Half-term. What bliss. Marking postponed. Feet on coffee table. Telly on. But what’s this ruining paradise? A documentary about sub-standard teaching. Oh did they have to? Just as the nation’s over-worked and under-recompensed school staff was drawing its collective breath, Channel 4‘s Dispatches team gave them an aggressive jab to the solar plexus. Apparently one in five kids is leaving primary school without basic numeracy (wrong) and it’s all teachers’ fault (even more wrong). The documentary’s researchers decided, in their infinite wisdom, to set 155 teachers a primary maths exam; 45 per cent was the much-publicised average result.

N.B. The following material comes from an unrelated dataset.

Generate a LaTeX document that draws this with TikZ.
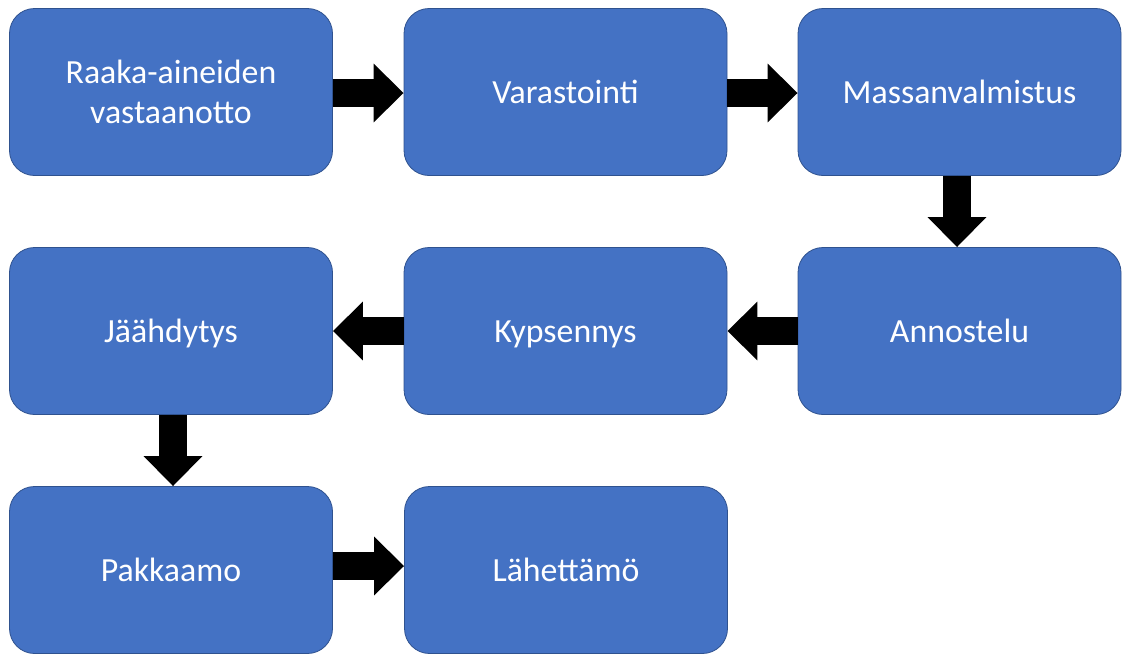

The fact that this test only used the hardest questions and that the show itself got one wrong (2 divided by 0 is undefined, not infinity) was, predictably, glossed over.

While most teachers were thanking some higher power for their break, the politicians - who increasingly treat schools like a medieval battleground - continued to pound the proverbial out of each other. Boo-boo of the week must surely go to the Tories for their careless use of decimal points (they too should steer clear of the primary maths test). On Monday Dave Cameron gathered the Fourth Estate to his bosom and explained (not for the first time) that Britain was broken. How did he and his Etonian chums know this? His answer? The conception rate among under-18 girls in the country’s 10 most deprived wards, he said, was 54 per cent. Shocking, eh? Only there was a problem. The 54 per cent figure was wrong. By the power of 10. Actually the rate is 5.4 per cent. Red faces all round.

Ed Balls, meanwhile, tipped up at Guardian Towers to answer readers’ online questions. When asked about his biggest mistake as Schools Secretary his immediate response was to highlight the famously embarrassing snaps taken of him and Andy Burnham playing on some swings a couple of years ago. Cue an opportunity to dig out the cringe-making photos again. Will they never learn? Come on chaps. Up your game. There’s an election around the corner, don’t you know.

Last week this column was among the first to report that Michael Gove had met with Goldie “Private Benjamin” Hawn to discuss education policy. That, it turned out, was just the half of it. Apparently the Buddhist Hollywood star is looking to take advantage of the Tory’s policies and set up at least one school. God help us all.